> Recorded information
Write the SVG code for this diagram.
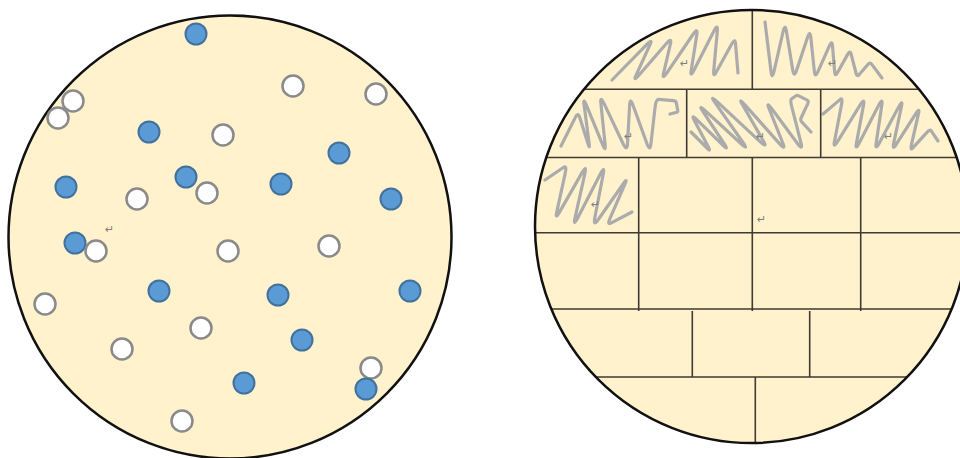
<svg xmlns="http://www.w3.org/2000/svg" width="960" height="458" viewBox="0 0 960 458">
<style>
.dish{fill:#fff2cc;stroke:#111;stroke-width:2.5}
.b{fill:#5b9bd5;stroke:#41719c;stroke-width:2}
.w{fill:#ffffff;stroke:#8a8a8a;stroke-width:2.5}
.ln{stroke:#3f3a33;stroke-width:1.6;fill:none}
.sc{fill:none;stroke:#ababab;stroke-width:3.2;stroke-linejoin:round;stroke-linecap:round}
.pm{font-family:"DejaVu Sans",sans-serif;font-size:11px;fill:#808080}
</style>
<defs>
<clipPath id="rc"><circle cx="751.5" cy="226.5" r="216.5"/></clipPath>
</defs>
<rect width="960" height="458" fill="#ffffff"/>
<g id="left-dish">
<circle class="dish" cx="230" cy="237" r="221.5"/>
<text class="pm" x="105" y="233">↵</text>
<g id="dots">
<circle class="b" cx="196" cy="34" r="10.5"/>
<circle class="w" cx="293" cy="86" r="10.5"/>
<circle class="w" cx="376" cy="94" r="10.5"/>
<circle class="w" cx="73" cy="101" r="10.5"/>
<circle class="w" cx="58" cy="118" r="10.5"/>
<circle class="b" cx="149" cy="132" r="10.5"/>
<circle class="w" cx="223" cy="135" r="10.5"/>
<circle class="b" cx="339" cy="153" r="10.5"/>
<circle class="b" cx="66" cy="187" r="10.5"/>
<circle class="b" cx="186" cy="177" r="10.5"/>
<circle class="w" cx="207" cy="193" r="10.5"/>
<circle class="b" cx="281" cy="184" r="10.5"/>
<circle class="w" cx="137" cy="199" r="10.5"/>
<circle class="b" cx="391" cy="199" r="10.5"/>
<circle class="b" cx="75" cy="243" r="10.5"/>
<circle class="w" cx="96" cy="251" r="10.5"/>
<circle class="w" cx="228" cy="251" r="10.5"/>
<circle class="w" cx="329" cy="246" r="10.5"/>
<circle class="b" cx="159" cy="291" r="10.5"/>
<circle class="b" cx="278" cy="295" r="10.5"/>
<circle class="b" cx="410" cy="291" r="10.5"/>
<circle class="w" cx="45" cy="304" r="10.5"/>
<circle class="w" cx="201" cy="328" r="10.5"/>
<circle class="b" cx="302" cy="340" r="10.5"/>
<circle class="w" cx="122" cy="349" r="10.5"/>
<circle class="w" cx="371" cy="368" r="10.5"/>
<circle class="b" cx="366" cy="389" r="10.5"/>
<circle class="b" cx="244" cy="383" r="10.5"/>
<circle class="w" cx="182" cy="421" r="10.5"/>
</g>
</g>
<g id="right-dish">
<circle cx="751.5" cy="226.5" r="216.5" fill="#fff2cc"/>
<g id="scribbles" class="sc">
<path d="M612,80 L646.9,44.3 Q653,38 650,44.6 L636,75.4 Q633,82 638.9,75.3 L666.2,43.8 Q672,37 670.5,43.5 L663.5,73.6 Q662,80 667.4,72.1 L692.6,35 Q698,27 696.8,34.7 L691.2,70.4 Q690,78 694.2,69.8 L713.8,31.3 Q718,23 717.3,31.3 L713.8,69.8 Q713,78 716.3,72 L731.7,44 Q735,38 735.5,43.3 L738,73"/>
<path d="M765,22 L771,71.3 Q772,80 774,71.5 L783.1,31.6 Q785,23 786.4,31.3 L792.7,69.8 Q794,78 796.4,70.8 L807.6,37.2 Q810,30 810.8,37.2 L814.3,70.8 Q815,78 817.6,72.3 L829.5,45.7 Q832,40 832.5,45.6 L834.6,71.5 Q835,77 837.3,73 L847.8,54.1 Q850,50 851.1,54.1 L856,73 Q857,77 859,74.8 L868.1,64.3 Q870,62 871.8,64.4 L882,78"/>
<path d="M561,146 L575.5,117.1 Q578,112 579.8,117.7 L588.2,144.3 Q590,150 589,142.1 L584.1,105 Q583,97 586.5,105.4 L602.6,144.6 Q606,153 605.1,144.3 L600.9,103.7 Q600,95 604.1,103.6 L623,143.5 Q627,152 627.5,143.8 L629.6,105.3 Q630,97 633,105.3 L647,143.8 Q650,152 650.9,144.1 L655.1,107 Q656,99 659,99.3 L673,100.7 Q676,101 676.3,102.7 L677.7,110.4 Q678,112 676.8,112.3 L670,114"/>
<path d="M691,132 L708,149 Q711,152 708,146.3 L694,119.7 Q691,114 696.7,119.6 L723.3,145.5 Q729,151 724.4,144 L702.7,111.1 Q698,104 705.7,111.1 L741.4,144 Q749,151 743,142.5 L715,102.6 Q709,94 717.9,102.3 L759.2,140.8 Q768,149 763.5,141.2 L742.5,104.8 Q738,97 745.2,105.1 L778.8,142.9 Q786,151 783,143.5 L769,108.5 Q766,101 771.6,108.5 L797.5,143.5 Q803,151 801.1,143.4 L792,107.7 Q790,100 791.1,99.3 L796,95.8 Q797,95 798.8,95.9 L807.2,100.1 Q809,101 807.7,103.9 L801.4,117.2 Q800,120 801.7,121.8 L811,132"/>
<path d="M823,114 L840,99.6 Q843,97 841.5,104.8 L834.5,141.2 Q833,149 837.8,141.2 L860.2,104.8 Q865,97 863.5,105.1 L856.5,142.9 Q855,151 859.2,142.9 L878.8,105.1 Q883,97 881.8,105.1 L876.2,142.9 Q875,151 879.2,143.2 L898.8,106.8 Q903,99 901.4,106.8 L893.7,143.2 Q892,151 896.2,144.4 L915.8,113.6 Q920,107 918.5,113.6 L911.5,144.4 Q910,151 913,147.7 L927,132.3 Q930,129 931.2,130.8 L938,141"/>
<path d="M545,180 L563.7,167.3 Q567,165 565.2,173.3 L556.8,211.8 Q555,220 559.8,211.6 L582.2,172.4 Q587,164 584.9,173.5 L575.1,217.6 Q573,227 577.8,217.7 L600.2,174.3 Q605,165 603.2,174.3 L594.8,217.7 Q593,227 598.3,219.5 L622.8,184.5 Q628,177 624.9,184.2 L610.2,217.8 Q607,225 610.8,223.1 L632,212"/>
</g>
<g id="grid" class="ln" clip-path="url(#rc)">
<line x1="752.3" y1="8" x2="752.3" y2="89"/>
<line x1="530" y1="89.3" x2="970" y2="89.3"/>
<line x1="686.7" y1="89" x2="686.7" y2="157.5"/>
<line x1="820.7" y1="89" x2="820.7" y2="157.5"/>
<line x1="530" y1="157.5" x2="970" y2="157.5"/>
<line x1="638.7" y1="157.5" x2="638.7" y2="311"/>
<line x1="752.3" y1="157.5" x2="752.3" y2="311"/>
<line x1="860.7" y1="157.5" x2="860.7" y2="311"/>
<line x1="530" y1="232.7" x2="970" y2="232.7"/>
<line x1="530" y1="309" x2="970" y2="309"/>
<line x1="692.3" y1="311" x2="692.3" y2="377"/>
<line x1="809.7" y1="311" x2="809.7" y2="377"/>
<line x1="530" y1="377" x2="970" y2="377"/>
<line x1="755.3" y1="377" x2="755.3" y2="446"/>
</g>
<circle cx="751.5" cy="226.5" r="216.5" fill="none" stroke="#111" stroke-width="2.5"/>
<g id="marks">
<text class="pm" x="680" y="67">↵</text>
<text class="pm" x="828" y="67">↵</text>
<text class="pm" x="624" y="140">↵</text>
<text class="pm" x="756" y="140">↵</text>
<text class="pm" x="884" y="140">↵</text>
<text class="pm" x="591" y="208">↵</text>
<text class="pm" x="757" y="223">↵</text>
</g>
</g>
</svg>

> Exercise details
Your task is to reproduce all of the material exactly. The pictures stay out.

> Solution for this task
Write the SVG code for this diagram.
<svg xmlns="http://www.w3.org/2000/svg" width="960" height="458" viewBox="0 0 960 458">
<style>
.dish{fill:#fff2cc;stroke:#111;stroke-width:2.5}
.b{fill:#5b9bd5;stroke:#41719c;stroke-width:2}
.w{fill:#ffffff;stroke:#8a8a8a;stroke-width:2.5}
.ln{stroke:#3f3a33;stroke-width:1.6;fill:none}
.sc{fill:none;stroke:#ababab;stroke-width:3.2;stroke-linejoin:round;stroke-linecap:round}
.pm{font-family:"DejaVu Sans",sans-serif;font-size:11px;fill:#808080}
</style>
<defs>
<clipPath id="rc"><circle cx="751.5" cy="226.5" r="216.5"/></clipPath>
</defs>
<rect width="960" height="458" fill="#ffffff"/>
<g id="left-dish">
<circle class="dish" cx="230" cy="237" r="221.5"/>
<text class="pm" x="105" y="233">↵</text>
<g id="dots">
<circle class="b" cx="196" cy="34" r="10.5"/>
<circle class="w" cx="293" cy="86" r="10.5"/>
<circle class="w" cx="376" cy="94" r="10.5"/>
<circle class="w" cx="73" cy="101" r="10.5"/>
<circle class="w" cx="58" cy="118" r="10.5"/>
<circle class="b" cx="149" cy="132" r="10.5"/>
<circle class="w" cx="223" cy="135" r="10.5"/>
<circle class="b" cx="339" cy="153" r="10.5"/>
<circle class="b" cx="66" cy="187" r="10.5"/>
<circle class="b" cx="186" cy="177" r="10.5"/>
<circle class="w" cx="207" cy="193" r="10.5"/>
<circle class="b" cx="281" cy="184" r="10.5"/>
<circle class="w" cx="137" cy="199" r="10.5"/>
<circle class="b" cx="391" cy="199" r="10.5"/>
<circle class="b" cx="75" cy="243" r="10.5"/>
<circle class="w" cx="96" cy="251" r="10.5"/>
<circle class="w" cx="228" cy="251" r="10.5"/>
<circle class="w" cx="329" cy="246" r="10.5"/>
<circle class="b" cx="159" cy="291" r="10.5"/>
<circle class="b" cx="278" cy="295" r="10.5"/>
<circle class="b" cx="410" cy="291" r="10.5"/>
<circle class="w" cx="45" cy="304" r="10.5"/>
<circle class="w" cx="201" cy="328" r="10.5"/>
<circle class="b" cx="302" cy="340" r="10.5"/>
<circle class="w" cx="122" cy="349" r="10.5"/>
<circle class="w" cx="371" cy="368" r="10.5"/>
<circle class="b" cx="366" cy="389" r="10.5"/>
<circle class="b" cx="244" cy="383" r="10.5"/>
<circle class="w" cx="182" cy="421" r="10.5"/>
</g>
</g>
<g id="right-dish">
<circle cx="751.5" cy="226.5" r="216.5" fill="#fff2cc"/>
<g id="scribbles" class="sc">
<path d="M612,80 L646.9,44.3 Q653,38 650,44.6 L636,75.4 Q633,82 638.9,75.3 L666.2,43.8 Q672,37 670.5,43.5 L663.5,73.6 Q662,80 667.4,72.1 L692.6,35 Q698,27 696.8,34.7 L691.2,70.4 Q690,78 694.2,69.8 L713.8,31.3 Q718,23 717.3,31.3 L713.8,69.8 Q713,78 716.3,72 L731.7,44 Q735,38 735.5,43.3 L738,73"/>
<path d="M765,22 L771,71.3 Q772,80 774,71.5 L783.1,31.6 Q785,23 786.4,31.3 L792.7,69.8 Q794,78 796.4,70.8 L807.6,37.2 Q810,30 810.8,37.2 L814.3,70.8 Q815,78 817.6,72.3 L829.5,45.7 Q832,40 832.5,45.6 L834.6,71.5 Q835,77 837.3,73 L847.8,54.1 Q850,50 851.1,54.1 L856,73 Q857,77 859,74.8 L868.1,64.3 Q870,62 871.8,64.4 L882,78"/>
<path d="M561,146 L575.5,117.1 Q578,112 579.8,117.7 L588.2,144.3 Q590,150 589,142.1 L584.1,105 Q583,97 586.5,105.4 L602.6,144.6 Q606,153 605.1,144.3 L600.9,103.7 Q600,95 604.1,103.6 L623,143.5 Q627,152 627.5,143.8 L629.6,105.3 Q630,97 633,105.3 L647,143.8 Q650,152 650.9,144.1 L655.1,107 Q656,99 659,99.3 L673,100.7 Q676,101 676.3,102.7 L677.7,110.4 Q678,112 676.8,112.3 L670,114"/>
<path d="M691,132 L708,149 Q711,152 708,146.3 L694,119.7 Q691,114 696.7,119.6 L723.3,145.5 Q729,151 724.4,144 L702.7,111.1 Q698,104 705.7,111.1 L741.4,144 Q749,151 743,142.5 L715,102.6 Q709,94 717.9,102.3 L759.2,140.8 Q768,149 763.5,141.2 L742.5,104.8 Q738,97 745.2,105.1 L778.8,142.9 Q786,151 783,143.5 L769,108.5 Q766,101 771.6,108.5 L797.5,143.5 Q803,151 801.1,143.4 L792,107.7 Q790,100 791.1,99.3 L796,95.8 Q797,95 798.8,95.9 L807.2,100.1 Q809,101 807.7,103.9 L801.4,117.2 Q800,120 801.7,121.8 L811,132"/>
<path d="M823,114 L840,99.6 Q843,97 841.5,104.8 L834.5,141.2 Q833,149 837.8,141.2 L860.2,104.8 Q865,97 863.5,105.1 L856.5,142.9 Q855,151 859.2,142.9 L878.8,105.1 Q883,97 881.8,105.1 L876.2,142.9 Q875,151 879.2,143.2 L898.8,106.8 Q903,99 901.4,106.8 L893.7,143.2 Q892,151 896.2,144.4 L915.8,113.6 Q920,107 918.5,113.6 L911.5,144.4 Q910,151 913,147.7 L927,132.3 Q930,129 931.2,130.8 L938,141"/>
<path d="M545,180 L563.7,167.3 Q567,165 565.2,173.3 L556.8,211.8 Q555,220 559.8,211.6 L582.2,172.4 Q587,164 584.9,173.5 L575.1,217.6 Q573,227 577.8,217.7 L600.2,174.3 Q605,165 603.2,174.3 L594.8,217.7 Q593,227 598.3,219.5 L622.8,184.5 Q628,177 624.9,184.2 L610.2,217.8 Q607,225 610.8,223.1 L632,212"/>
</g>
<g id="grid" class="ln" clip-path="url(#rc)">
<line x1="752.3" y1="8" x2="752.3" y2="89"/>
<line x1="530" y1="89.3" x2="970" y2="89.3"/>
<line x1="686.7" y1="89" x2="686.7" y2="157.5"/>
<line x1="820.7" y1="89" x2="820.7" y2="157.5"/>
<line x1="530" y1="157.5" x2="970" y2="157.5"/>
<line x1="638.7" y1="157.5" x2="638.7" y2="311"/>
<line x1="752.3" y1="157.5" x2="752.3" y2="311"/>
<line x1="860.7" y1="157.5" x2="860.7" y2="311"/>
<line x1="530" y1="232.7" x2="970" y2="232.7"/>
<line x1="530" y1="309" x2="970" y2="309"/>
<line x1="692.3" y1="311" x2="692.3" y2="377"/>
<line x1="809.7" y1="311" x2="809.7" y2="377"/>
<line x1="530" y1="377" x2="970" y2="377"/>
<line x1="755.3" y1="377" x2="755.3" y2="446"/>
</g>
<circle cx="751.5" cy="226.5" r="216.5" fill="none" stroke="#111" stroke-width="2.5"/>
<g id="marks">
<text class="pm" x="680" y="67">↵</text>
<text class="pm" x="828" y="67">↵</text>
<text class="pm" x="624" y="140">↵</text>
<text class="pm" x="756" y="140">↵</text>
<text class="pm" x="884" y="140">↵</text>
<text class="pm" x="591" y="208">↵</text>
<text class="pm" x="757" y="223">↵</text>
</g>
</g>
</svg>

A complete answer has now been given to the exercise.